▶ _WHAT THE TASK REQUIRES_
What do the lines from the top of the data through the line with "(88.3,410) (106.7,456.7) (140,500)" say? Quote them exactly and include both ends.

# # # #

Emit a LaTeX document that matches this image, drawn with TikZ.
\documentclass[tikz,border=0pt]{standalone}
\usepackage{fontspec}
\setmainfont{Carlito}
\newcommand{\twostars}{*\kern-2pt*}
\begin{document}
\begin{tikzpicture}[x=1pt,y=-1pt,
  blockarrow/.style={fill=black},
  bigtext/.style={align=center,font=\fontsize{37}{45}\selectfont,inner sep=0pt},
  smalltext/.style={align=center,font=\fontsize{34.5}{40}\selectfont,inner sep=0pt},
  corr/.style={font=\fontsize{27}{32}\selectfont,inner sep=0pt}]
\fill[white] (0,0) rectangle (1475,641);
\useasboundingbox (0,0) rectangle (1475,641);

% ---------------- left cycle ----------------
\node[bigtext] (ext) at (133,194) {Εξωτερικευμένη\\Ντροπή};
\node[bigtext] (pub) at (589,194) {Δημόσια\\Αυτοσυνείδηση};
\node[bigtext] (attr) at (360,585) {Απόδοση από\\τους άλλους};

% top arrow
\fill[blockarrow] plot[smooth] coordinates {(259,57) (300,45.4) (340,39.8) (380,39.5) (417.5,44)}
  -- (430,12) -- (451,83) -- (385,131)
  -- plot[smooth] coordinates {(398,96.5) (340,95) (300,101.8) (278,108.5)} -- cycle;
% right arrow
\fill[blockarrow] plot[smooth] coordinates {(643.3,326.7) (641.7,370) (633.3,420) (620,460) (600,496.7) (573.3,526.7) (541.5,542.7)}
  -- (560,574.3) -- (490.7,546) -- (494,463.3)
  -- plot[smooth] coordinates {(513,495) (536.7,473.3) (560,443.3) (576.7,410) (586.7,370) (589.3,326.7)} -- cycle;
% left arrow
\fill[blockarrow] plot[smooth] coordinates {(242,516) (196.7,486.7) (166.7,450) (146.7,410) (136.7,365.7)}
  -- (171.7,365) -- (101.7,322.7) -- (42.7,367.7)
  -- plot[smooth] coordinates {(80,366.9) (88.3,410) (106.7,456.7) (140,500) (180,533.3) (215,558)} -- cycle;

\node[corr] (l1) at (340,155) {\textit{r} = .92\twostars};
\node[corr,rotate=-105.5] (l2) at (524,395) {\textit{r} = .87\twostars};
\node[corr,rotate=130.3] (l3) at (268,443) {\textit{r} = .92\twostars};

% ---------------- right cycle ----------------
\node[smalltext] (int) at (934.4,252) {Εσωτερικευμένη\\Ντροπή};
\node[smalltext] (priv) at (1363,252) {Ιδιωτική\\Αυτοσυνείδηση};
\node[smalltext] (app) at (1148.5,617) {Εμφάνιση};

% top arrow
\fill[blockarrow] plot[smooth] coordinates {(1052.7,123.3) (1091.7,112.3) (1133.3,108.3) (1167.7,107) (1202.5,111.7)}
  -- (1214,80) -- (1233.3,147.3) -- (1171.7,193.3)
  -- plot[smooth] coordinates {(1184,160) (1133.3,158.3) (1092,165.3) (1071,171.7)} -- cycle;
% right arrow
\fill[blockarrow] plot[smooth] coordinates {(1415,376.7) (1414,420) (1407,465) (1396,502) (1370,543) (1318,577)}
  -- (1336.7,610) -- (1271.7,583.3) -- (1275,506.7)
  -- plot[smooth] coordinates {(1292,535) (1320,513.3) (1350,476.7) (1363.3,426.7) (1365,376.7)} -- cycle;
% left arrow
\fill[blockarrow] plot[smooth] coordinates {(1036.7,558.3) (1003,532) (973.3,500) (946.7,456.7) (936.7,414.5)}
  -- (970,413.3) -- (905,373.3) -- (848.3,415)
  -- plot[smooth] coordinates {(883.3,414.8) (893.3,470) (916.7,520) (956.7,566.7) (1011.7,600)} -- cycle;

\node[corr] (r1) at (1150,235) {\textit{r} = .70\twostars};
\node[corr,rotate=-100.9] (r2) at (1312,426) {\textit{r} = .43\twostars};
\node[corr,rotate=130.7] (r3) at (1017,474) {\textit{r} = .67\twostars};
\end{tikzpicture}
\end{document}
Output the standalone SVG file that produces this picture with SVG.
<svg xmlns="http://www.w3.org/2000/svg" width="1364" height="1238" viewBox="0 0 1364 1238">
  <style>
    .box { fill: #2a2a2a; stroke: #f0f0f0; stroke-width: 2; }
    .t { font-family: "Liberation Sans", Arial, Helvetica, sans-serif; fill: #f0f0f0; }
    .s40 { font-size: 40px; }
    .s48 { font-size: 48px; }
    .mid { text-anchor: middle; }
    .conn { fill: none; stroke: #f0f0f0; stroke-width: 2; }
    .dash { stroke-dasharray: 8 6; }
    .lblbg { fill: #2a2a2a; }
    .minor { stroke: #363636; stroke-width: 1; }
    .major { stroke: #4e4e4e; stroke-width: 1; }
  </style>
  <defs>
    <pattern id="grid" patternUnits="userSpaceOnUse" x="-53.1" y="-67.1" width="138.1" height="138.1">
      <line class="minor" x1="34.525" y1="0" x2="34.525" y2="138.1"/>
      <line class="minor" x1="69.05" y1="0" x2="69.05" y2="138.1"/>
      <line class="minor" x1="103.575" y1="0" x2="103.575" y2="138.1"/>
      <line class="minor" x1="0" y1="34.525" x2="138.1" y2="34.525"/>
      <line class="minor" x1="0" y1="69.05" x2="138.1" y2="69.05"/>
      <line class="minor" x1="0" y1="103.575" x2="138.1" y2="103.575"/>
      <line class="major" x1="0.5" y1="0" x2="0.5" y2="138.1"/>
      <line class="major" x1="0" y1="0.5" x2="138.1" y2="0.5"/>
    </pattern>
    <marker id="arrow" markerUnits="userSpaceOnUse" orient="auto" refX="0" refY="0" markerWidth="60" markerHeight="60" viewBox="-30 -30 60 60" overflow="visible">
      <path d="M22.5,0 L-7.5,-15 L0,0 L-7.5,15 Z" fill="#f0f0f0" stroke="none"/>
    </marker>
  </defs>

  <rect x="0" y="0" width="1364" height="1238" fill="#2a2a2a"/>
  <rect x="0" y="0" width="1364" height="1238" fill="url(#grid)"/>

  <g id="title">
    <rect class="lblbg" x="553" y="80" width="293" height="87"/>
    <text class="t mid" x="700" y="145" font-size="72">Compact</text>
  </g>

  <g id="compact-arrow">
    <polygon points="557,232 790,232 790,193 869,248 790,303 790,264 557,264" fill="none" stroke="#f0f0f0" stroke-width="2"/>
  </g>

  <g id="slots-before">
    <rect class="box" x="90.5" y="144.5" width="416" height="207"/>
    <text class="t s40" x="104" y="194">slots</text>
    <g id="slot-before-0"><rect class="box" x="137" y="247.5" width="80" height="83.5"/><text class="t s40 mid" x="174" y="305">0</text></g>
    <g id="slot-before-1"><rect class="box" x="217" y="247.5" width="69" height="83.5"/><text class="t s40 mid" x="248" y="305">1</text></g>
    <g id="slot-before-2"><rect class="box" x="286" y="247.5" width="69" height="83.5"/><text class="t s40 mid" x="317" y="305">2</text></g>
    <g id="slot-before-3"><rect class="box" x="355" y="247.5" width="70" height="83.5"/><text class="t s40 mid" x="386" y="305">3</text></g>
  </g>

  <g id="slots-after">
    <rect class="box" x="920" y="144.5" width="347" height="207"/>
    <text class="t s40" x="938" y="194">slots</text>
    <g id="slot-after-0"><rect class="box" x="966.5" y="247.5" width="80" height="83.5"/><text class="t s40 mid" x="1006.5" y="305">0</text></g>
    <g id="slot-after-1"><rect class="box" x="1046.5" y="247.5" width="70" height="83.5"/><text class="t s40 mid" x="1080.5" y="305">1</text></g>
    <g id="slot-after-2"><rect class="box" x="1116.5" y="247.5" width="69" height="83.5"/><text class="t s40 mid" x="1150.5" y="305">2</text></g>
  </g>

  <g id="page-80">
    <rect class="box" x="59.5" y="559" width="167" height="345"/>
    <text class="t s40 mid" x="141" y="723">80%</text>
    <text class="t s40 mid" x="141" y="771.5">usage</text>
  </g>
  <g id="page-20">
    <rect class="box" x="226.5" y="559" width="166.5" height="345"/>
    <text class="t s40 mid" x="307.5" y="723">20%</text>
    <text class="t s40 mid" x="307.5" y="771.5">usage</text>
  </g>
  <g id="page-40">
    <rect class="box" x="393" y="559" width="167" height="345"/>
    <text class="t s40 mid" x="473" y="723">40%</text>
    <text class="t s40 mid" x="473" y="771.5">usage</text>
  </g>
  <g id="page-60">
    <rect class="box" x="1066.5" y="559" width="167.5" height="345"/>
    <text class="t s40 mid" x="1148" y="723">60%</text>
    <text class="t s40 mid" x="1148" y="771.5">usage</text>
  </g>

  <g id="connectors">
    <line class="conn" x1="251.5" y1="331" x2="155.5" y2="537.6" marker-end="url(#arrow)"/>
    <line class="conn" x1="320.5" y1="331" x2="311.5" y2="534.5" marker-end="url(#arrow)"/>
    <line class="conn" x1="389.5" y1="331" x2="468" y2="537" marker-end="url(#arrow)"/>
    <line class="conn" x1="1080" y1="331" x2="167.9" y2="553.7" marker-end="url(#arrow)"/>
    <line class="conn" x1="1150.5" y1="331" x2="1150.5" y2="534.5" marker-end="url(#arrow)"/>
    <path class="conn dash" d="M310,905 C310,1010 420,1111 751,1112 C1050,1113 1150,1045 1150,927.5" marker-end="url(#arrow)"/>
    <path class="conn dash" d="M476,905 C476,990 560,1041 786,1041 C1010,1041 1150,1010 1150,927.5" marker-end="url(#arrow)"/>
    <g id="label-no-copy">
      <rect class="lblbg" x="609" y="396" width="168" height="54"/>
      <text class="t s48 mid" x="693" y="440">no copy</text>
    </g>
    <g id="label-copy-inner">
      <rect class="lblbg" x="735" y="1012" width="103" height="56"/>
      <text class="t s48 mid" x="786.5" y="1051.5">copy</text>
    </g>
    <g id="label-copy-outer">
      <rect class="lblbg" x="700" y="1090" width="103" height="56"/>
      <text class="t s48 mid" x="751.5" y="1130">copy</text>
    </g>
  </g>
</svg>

# # # #

▶ _CORRECT RESULT_
Emit a LaTeX document that matches this image, drawn with TikZ.
\documentclass[tikz,border=0pt]{standalone}
\usepackage{fontspec}
\setmainfont{Carlito}
\newcommand{\twostars}{*\kern-2pt*}
\begin{document}
\begin{tikzpicture}[x=1pt,y=-1pt,
  blockarrow/.style={fill=black},
  bigtext/.style={align=center,font=\fontsize{37}{45}\selectfont,inner sep=0pt},
  smalltext/.style={align=center,font=\fontsize{34.5}{40}\selectfont,inner sep=0pt},
  corr/.style={font=\fontsize{27}{32}\selectfont,inner sep=0pt}]
\fill[white] (0,0) rectangle (1475,641);
\useasboundingbox (0,0) rectangle (1475,641);

% ---------------- left cycle ----------------
\node[bigtext] (ext) at (133,194) {Εξωτερικευμένη\\Ντροπή};
\node[bigtext] (pub) at (589,194) {Δημόσια\\Αυτοσυνείδηση};
\node[bigtext] (attr) at (360,585) {Απόδοση από\\τους άλλους};

% top arrow
\fill[blockarrow] plot[smooth] coordinates {(259,57) (300,45.4) (340,39.8) (380,39.5) (417.5,44)}
  -- (430,12) -- (451,83) -- (385,131)
  -- plot[smooth] coordinates {(398,96.5) (340,95) (300,101.8) (278,108.5)} -- cycle;
% right arrow
\fill[blockarrow] plot[smooth] coordinates {(643.3,326.7) (641.7,370) (633.3,420) (620,460) (600,496.7) (573.3,526.7) (541.5,542.7)}
  -- (560,574.3) -- (490.7,546) -- (494,463.3)
  -- plot[smooth] coordinates {(513,495) (536.7,473.3) (560,443.3) (576.7,410) (586.7,370) (589.3,326.7)} -- cycle;
% left arrow
\fill[blockarrow] plot[smooth] coordinates {(242,516) (196.7,486.7) (166.7,450) (146.7,410) (136.7,365.7)}
  -- (171.7,365) -- (101.7,322.7) -- (42.7,367.7)
  -- plot[smooth] coordinates {(80,366.9) (88.3,410) (106.7,456.7) (140,500) (180,533.3) (215,558)} -- cycle;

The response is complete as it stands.